Les recettes des impôts généraux sur les biens et services n’ont été captées qu’à hauteur de 40 %, celles des droits de douane et autres droits à l’importation à près de 32 % et 0,6 % pour ce qui est des taxes à l’exportation ainsi que des amendes et pénalités. D’après la DGDA, ces contreperformances résultent non seulement de la politique d’exonérations  poursuivie par le gouvernement mais aussi de « la porosité des frontières à la base de la fraude douanière, l’insécurité récurrente et le mauvais état de routes dans l’Est du pays ». 

Le gouvernement a levé l’option de céder aux privés la réhabilitation et la gestion sur une certaine période de différentes routes. Toutefois, la DGDA déplore pratiquement sa mise à l’écart sur des produits pétroliers. Jusqu’à fin juin, la douane n’avait pas encore perçu le moindre franc sur le stock de sécurité émargeant dans la structure des prix des produits pétroliers comme droits d’accises. Pour 2019, la douane table sur des recettes 45 990 229,78 dollars de droits de douane sur les produits pétroliers.

Contrebande du carburant 

Mais, voilà trois ans que la douane se plaint de la « contrebande massive du carburant » dans l’Est. Différentes stations-services de la province de l’Ituri, particulièrement à Bunia, opèrent avec des produits pétroliers de la contrebande sous couvert de la société I and I, selon la DGDA. Deo Rugwiza, le directeur général, avait déjà pointé du doigt sur cette entreprise  qui se nomme en réalité Ingenieria et innovazione, basée en Ituri. D’après lui, cette entreprise fait entrer des camions citernes de carburant importé de l’étranger, sans rien payer à l’État. L’entreprise italienne a toujours balayé d’un revers de la main ces accusations. 

En Ituri, la principale activité de I and I consiste à la location des engins lourds de génie civil. « C’est depuis longtemps que nous dénonçons le comportement de cette entreprise qui veut faire passer ses produits, sans les déclarer et rien payer. S’ils avaient une exonération, ils allaient la présenter, or, ils n’en ont pas du tout »,  s’est offusqué Deo Rugwiza. Selon la presse locale, à Bunia, plusieurs services étatiques ont indiqué que la contrebande des produits pétroliers  se  pratique à grande échelle depuis fin 2015. 

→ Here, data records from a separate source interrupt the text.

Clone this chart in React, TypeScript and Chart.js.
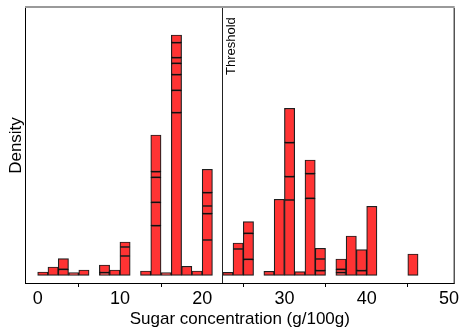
import React, { useEffect, useRef } from "react";
import { Chart, registerables } from "chart.js";

Chart.register(...registerables);

// Histogram bins: start of first bin and bin width (g/100g)
const binStart = 0;
const binWidth = 1.25;
// Stacked segment heights (relative density) for each bin, bottom to top
const binSegments: number[][] = [
  [3.3],
  [8.3],
  [6, 10.6],
  [2.6],
  [5.3],
  [],
  [2.6, 7.7],
  [5.3],
  [19.3, 9, 5],
  [],
  [4.3],
  [49.6, 23.4, 25, 5.6, 36.7],
  [2.6],
  [162.6, 22.4, 15.6, 11.4, 5.6, 15, 7.7],
  [9],
  [4.3],
  [35.3, 26.3, 7.7, 13.3, 23.4],
  [],
  [3],
  [26.3, 6],
  [16, 26, 11.6],
  [],
  [4],
  [76],
  [75.3, 23.3, 34, 34.4],
  [3.6],
  [77, 24.6, 13.7],
  [4.6, 11.7, 10.7],
  [],
  [2.6, 3.4, 10.3],
  [39.3],
  [4.6, 21],
  [69],
  [],
  [],
  [],
  [21.3],
];
const xTicks = [0, 10, 20, 30, 40, 50];
const thresholdValue = 22.4;
const xRange = [-1.54, 50.7];
const yRange = [-7.7, 267.3];

const FONT = "'Liberation Sans', Arial, Helvetica, sans-serif";

function buildDatasets() {
  const maxSeg = Math.max(...binSegments.map((s) => s.length));
  const sets = [];
  for (let k = 0; k < maxSeg; k++) {
    const data: { x: number; y: number }[] = [];
    binSegments.forEach((segs, i) => {
      if (segs[k] != null) {
        data.push({ x: binStart + binWidth * (i + 0.5), y: segs[k] });
      }
    });
    sets.push({
      label: "segment " + (k + 1),
      data,
      backgroundColor: "rgb(255,51,51)",
      borderColor: "rgba(0,0,0,0.88)",
      borderWidth: 1.2,
      borderSkipped: false,
      barPercentage: 1,
      categoryPercentage: 1,
    });
  }
  return sets;
}

const overlayPlugin = {
  id: "overlay",
  afterDatasetsDraw(chart: any) {
    const { ctx, chartArea: a, scales } = chart;
    const x = scales.x;
    ctx.save();
    const line = (x1: number, y1: number, x2: number, y2: number) => {
      ctx.beginPath();
      ctx.moveTo(x1, y1);
      ctx.lineTo(x2, y2);
      ctx.stroke();
    };
    // top gray frame
    ctx.strokeStyle = "#9a9a9a";
    ctx.lineWidth = 2;
    line(a.left, a.top - 1, a.right, a.top - 1);
    // left, right, bottom axis lines
    ctx.strokeStyle = "#000";
    ctx.lineWidth = 1;
    line(a.left + 0.5, a.top, a.left + 0.5, a.bottom + 0.5);
    line(a.right - 0.5, a.top, a.right - 0.5, a.bottom + 0.5);
    line(a.left, a.bottom + 0.5, a.right, a.bottom + 0.5);
    // threshold line
    const tx = Math.round(x.getPixelForValue(thresholdValue)) + 0.5;
    ctx.strokeStyle = "#222";
    line(tx, a.top, tx, a.bottom);
    // threshold label
    ctx.fillStyle = "#000";
    ctx.font = `13px ${FONT}`;
    ctx.textAlign = "left";
    ctx.textBaseline = "alphabetic";
    ctx.save();
    ctx.translate(tx + 12, 75);
    ctx.rotate(-Math.PI / 2);
    ctx.fillText("Threshold", 0, 0);
    ctx.restore();
    // axis titles
    ctx.font = `17px ${FONT}`;
    ctx.textAlign = "center";
    ctx.fillText("Sugar concentration (g/100g)", (a.left + a.right) / 2, 324);
    ctx.save();
    ctx.translate(20.7, (a.top + a.bottom) / 2);
    ctx.rotate(-Math.PI / 2);
    ctx.fillText("Density", 0, 0);
    ctx.restore();
    ctx.restore();
  },
};

export default function App() {
  const ref = useRef<HTMLCanvasElement | null>(null);
  useEffect(() => {
    document.body.style.margin = "0";
    const canvas = ref.current!;
    const chart = new Chart(canvas, {
      type: "bar",
      data: { datasets: buildDatasets() as any },
      options: {
        animation: false,
        responsive: false,
        devicePixelRatio: 1,
        layout: { padding: { left: 25, top: 8, right: 5, bottom: 0 } },
        plugins: { legend: { display: false }, tooltip: { enabled: false } },
        scales: {
          x: {
            type: "linear",
            stacked: true,
            min: xRange[0],
            max: xRange[1],
            offset: false,
            afterBuildTicks: (s: any) => {
              s.ticks = xTicks.map((v) => ({ value: v }));
            },
            afterFit: (s: any) => {
              s.height = 44;
            },
            ticks: {
              color: "#000",
              font: { family: FONT, size: 18 },
              padding: 1,
              maxRotation: 0,
              autoSkip: false,
            },
            grid: {
              display: true,
              drawOnChartArea: false,
              drawTicks: true,
              tickLength: 4,
              tickColor: "#000",
            },
            border: { display: false },
          },
          y: {
            display: false,
            stacked: true,
            min: yRange[0],
            max: yRange[1],
          },
        },
      },
      plugins: [overlayPlugin],
    });
    return () => chart.destroy();
  }, []);
  return (
    <canvas ref={ref} width={460} height={327} style={{ display: "block" }} />
  );
}
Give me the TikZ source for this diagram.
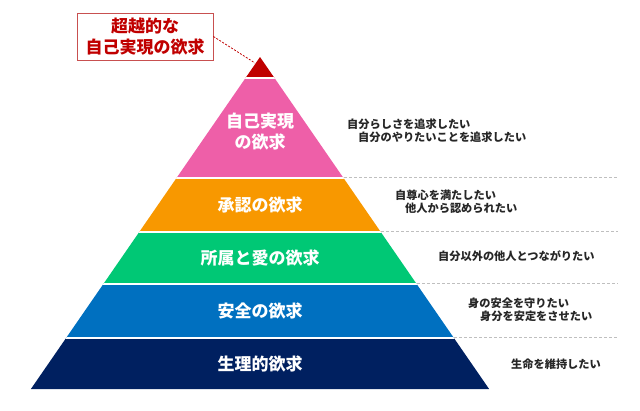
\documentclass[tikz,border=0pt]{standalone}
\usepackage{fontspec}
\newfontfamily\jp{Noto Sans CJK JP}
\definecolor{cRed}{HTML}{C00000}
\definecolor{cPink}{HTML}{EE5FA8}
\definecolor{cOrange}{HTML}{F89800}
\definecolor{cGreen}{HTML}{00C875}
\definecolor{cBlue}{HTML}{0070C0}
\definecolor{cNavy}{HTML}{002060}
\definecolor{cBox}{HTML}{C85050}
\tikzset{
  lvl/.style={text=white, font=\jp\bfseries\fontsize{17}{20}\selectfont, align=center, inner sep=0},
  desc/.style={anchor=west, font=\jp\bfseries\fontsize{11.2}{13.5}\selectfont, text=black!85, inner sep=0, align=left},
  sepline/.style={draw=gray!50, dash pattern=on 3pt off 2pt, line width=0.9pt},
  gapline/.style={draw=white, line width=1.8pt},
}
\begin{document}
\begin{tikzpicture}[x=1pt,y=-1pt]
\useasboundingbox (0,0) rectangle (640,410);
% pyramid bands
\begin{scope}
  \clip (260,57) -- (489.1,389) -- (30.9,389) -- cycle;
  \fill[cRed]    (0,50)  rectangle (640,78);
  \fill[cPink]   (0,78)  rectangle (640,178);
  \fill[cOrange] (0,178) rectangle (640,232);
  \fill[cGreen]  (0,232) rectangle (640,284);
  \fill[cBlue]   (0,284) rectangle (640,338);
  \fill[cNavy]   (0,338) rectangle (640,390);
  \draw[gapline] (0,78)  -- (640,78);
  \draw[gapline] (0,178) -- (640,178);
  \draw[gapline] (0,232) -- (640,232);
  \draw[gapline] (0,284) -- (640,284);
  \draw[gapline] (0,338) -- (640,338);
\end{scope}
% dashed separators
\coordinate (s1a) at (344,177.5); \coordinate (s1b) at (618,177.5);
\coordinate (s2a) at (381,231.5); \coordinate (s2b) at (618,231.5);
\coordinate (s3a) at (417,283.5); \coordinate (s3b) at (618,283.5);
\coordinate (s4a) at (454,337.5); \coordinate (s4b) at (618,337.5);
\draw[sepline] (s1a) -- (s1b);
\draw[sepline] (s2a) -- (s2b);
\draw[sepline] (s3a) -- (s3b);
\draw[sepline] (s4a) -- (s4b);
% level labels
\node[lvl] (l5) at (260,131.5) {自己実現\\[1pt]の欲求};
\node[lvl] (l4) at (260,204.5) {承認の欲求};
\node[lvl] (l3) at (260,257.5) {所属と愛の欲求};
\node[lvl] (l2) at (260,310.5) {安全の欲求};
\node[lvl] (l1) at (260,363.5) {生理的欲求};
% descriptions
\node[desc] (d5a) at (347,124) {自分らしさを追求したい};
\node[desc] (d5b) at (358,137.5) {自分のやりたいことを追求したい};
\node[desc] (d4a) at (395,195) {自尊心を満たしたい};
\node[desc] (d4b) at (405,208.5) {他人から認められたい};
\node[desc] (d3)  at (438,256) {自分以外の他人とつながりたい};
\node[desc] (d2a) at (468,303) {身の安全を守りたい};
\node[desc] (d2b) at (480,316.5) {身分を安定をさせたい};
\node[desc] (d1)  at (511,364.5) {生命を維持したい};
% callout
\node[draw=cBox, line width=0.9pt, minimum width=136pt, minimum height=47pt, inner sep=0,
      text=cRed, font=\jp\bfseries\fontsize{17}{21.5}\selectfont, align=center] (callout) at (145,36.5)
      {超越的な\\自己実現の欲求};
\coordinate (apexpt) at (255,63);
\draw[cRed, line width=0.8pt, dash pattern=on 2pt off 1.5pt] (callout.east) -- (apexpt);
\end{tikzpicture}
\end{document}
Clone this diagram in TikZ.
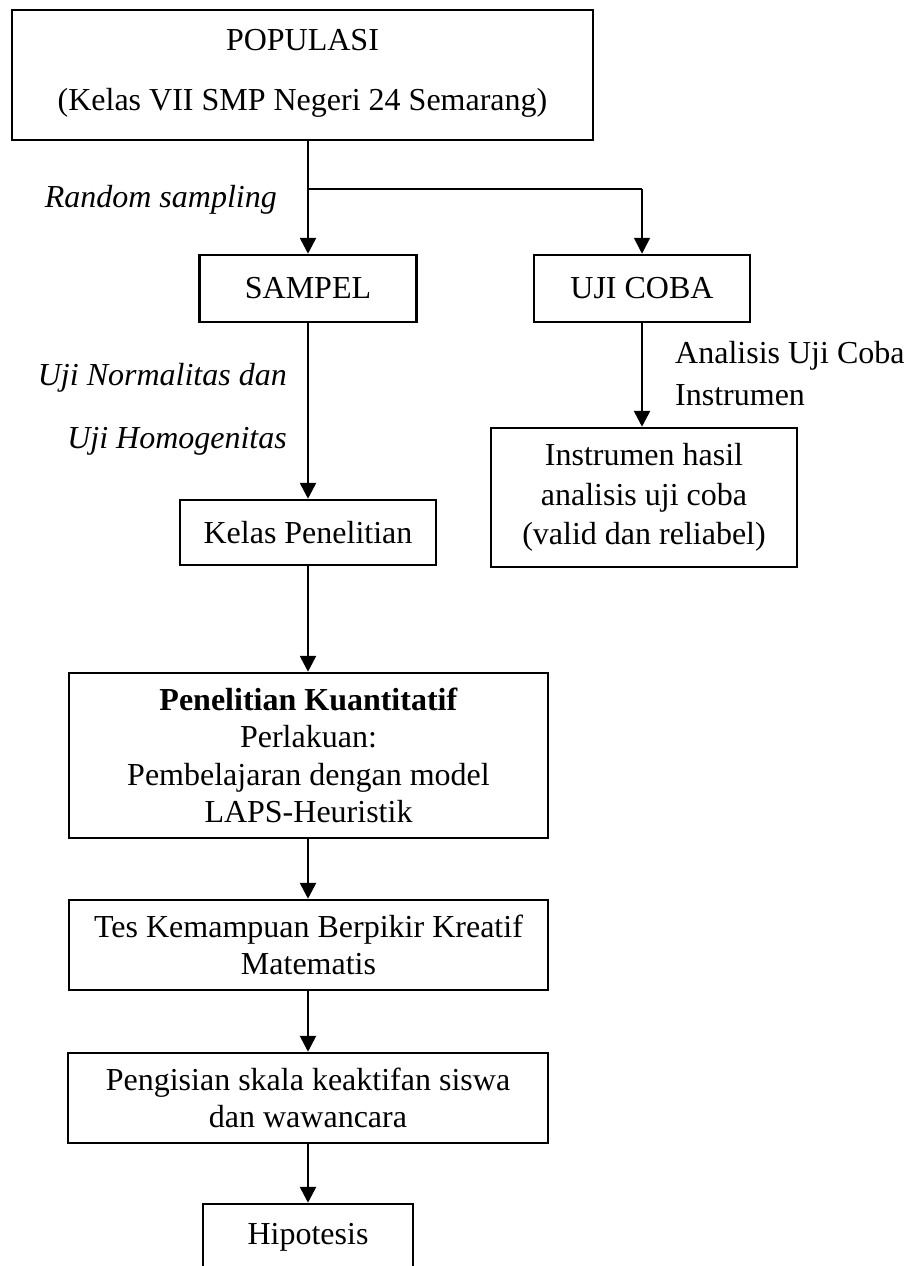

Mais  le cas le plus flagrant s’est produit le 14 août 2016 quand des  hommes armés ont fait irruption dans les locaux de la douane et ont sorti de force une trentaine de camions citernes. Quarante-huit heures plus tard, ils récidivaient en arrachant aux douaniers  neuf autres camions chargés de carburant. À mi-2016, la DGDA accusait un manque à gagner de plus 21 millions de dollars du fait de la contrebande pétrolière attribuée à I and I. 

De toutes les régies financières, la DGDA a été la moins performante dans la maximisation des recettes de l’État au premier trimestre 2018, renseigne la BCC. La douane se heurte à des filières des contrebandiers jouissant des ramifications solides dans l’appareil administratif de l’État, fustige-t-on à la DGDA. 

Henri Yav Mulang, le ministre des Finances, avait rassuré d’armer la douane d’un arsenal de textes réglementaires, de décrets, d’arrêtés interministériels et ministériels ainsi que de circulaires ayant pour effet d’assainir l’environnement aux postes frontaliers. Mais dans la pratique, beaucoup d’efforts doivent être fournis pour que ces dispositions produisent les effets attendus sur terrain, particulièrement dans les postes frontaliers de l’Est (Mahagi, Kasindi…) où, bien souvent, selon les propres dires du directeur général de la DGDA, sortent et entrent des camions remplis de diverses marchandises sous escorte des éléments lourdement armés. La non application de l’ordre opérationnel limitant à quatre, le nombre des services pouvant intervenir aux postes frontaliers a une incidence négative sur les recettes des services de douane, d’après la DGDA.